Other long-gone Ambridge theaters include: Majestic, Colonial, Family, Idle Hours, Palm Gardens, and Rainbow Garden.

1 comment:

  1. Annabelle Nadler was the wife of Marcus and Princeton's mother. I worked for Mrs. Nadler 2 days a week after school and on Saturday cleaning her apartment and running errands. I started working for her at the age of 12 (1963) and continued until she became gravely ill and passed away. My aunt preceded me this position in the '50s when she was a teenager. Annabelle spoke fondly of her husband who had been dead many years. It was a very lovely apartment but it felt haunted to me whenever I was alone which was often. All of the living room furniture was covered in plastic. There was a wrought iron and glass dining room table that was so heavy I wondered how anyone could have moved it up to the second floor.

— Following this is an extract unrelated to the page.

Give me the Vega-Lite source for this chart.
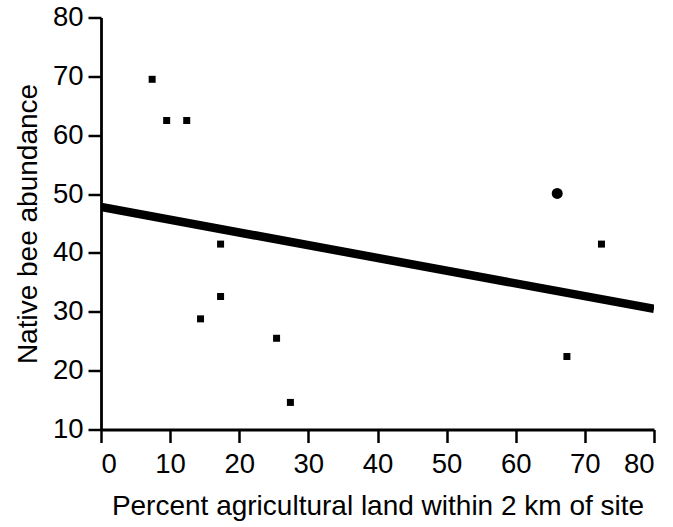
{
  "$schema": "https://vega.github.io/schema/vega-lite/v6.json",
  "autosize": "none",
  "padding": {"left": 101, "top": 17.5, "right": 19, "bottom": 97.5},
  "width": 553,
  "height": 412,
  "config": {
    "view": {"stroke": null},
    "font": "Liberation Sans",
    "axis": {
      "grid": false,
      "domainColor": "black",
      "domainWidth": 2.8,
      "tickColor": "black",
      "tickWidth": 2.5,
      "tickSize": 13,
      "labelFont": "Liberation Sans",
      "labelFontSize": 27.5,
      "labelColor": "black",
      "titleFont": "Liberation Sans",
      "titleFontSize": 28,
      "titleFontWeight": "normal",
      "titleColor": "black"
    }
  },
  "datasets": {
    "points": [
      {"pct": 7.4, "abundance": 69.5, "type": "site"},
      {"pct": 9.5, "abundance": 62.5, "type": "site"},
      {"pct": 12.4, "abundance": 62.5, "type": "site"},
      {"pct": 17.3, "abundance": 41.5, "type": "site"},
      {"pct": 14.4, "abundance": 28.8, "type": "site"},
      {"pct": 17.3, "abundance": 32.6, "type": "site"},
      {"pct": 25.4, "abundance": 25.5, "type": "site"},
      {"pct": 27.4, "abundance": 14.6, "type": "site"},
      {"pct": 72.4, "abundance": 41.5, "type": "site"},
      {"pct": 67.4, "abundance": 22.4, "type": "site"}
    ],
    "outlier": [
      {"pct": 66.0, "abundance": 50.1}
    ],
    "fit": [
      {"pct": 0, "abundance": 47.8},
      {"pct": 80, "abundance": 30.5}
    ]
  },
  "layer": [
    {
      "data": {"name": "fit"},
      "mark": {"type": "line", "color": "black", "strokeWidth": 8.5, "strokeCap": "butt", "clip": true},
      "encoding": {
        "x": {"field": "pct", "type": "quantitative", "scale": {"domain": [0, 80], "nice": false},
          "axis": {"values": [0,10,20,30,40,50,60,70,80], "title": "Percent agricultural land within 2 km of site", "labelPadding": 8, "titlePadding": 14}},
        "y": {"field": "abundance", "type": "quantitative", "scale": {"domain": [10, 80], "nice": false, "zero": false},
          "axis": {"values": [10,20,30,40,50,60,70,80], "title": "Native bee abundance", "labelPadding": 5, "titlePadding": 10}}
      }
    },
    {
      "data": {"name": "points"},
      "mark": {"type": "point", "shape": "square", "filled": true, "color": "black", "size": 49, "opacity": 1},
      "encoding": {
        "x": {"field": "pct", "type": "quantitative"},
        "y": {"field": "abundance", "type": "quantitative"}
      }
    },
    {
      "data": {"name": "outlier"},
      "mark": {"type": "circle", "color": "black", "size": 120, "opacity": 1},
      "encoding": {
        "x": {"field": "pct", "type": "quantitative"},
        "y": {"field": "abundance", "type": "quantitative"}
      }
    }
  ]
}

She was obsessed with cleanliness. I scrubbed her floors with Fels Naptha soap four tile squares at a time and waxed the floors EVERY week. You didn't just vacuum her had to brush away from the baseboards toward the middle of the rug with a whisk broom before you ran the sweeper. Milk and meat dishes were separate and not to be mingled. She made a wonderful honey cake and loved to cook. While it may seem strange that I write about my experience here, I can say that she was incredibly proud of Princeton and often talked about Dan, Princeton's son and her grandson.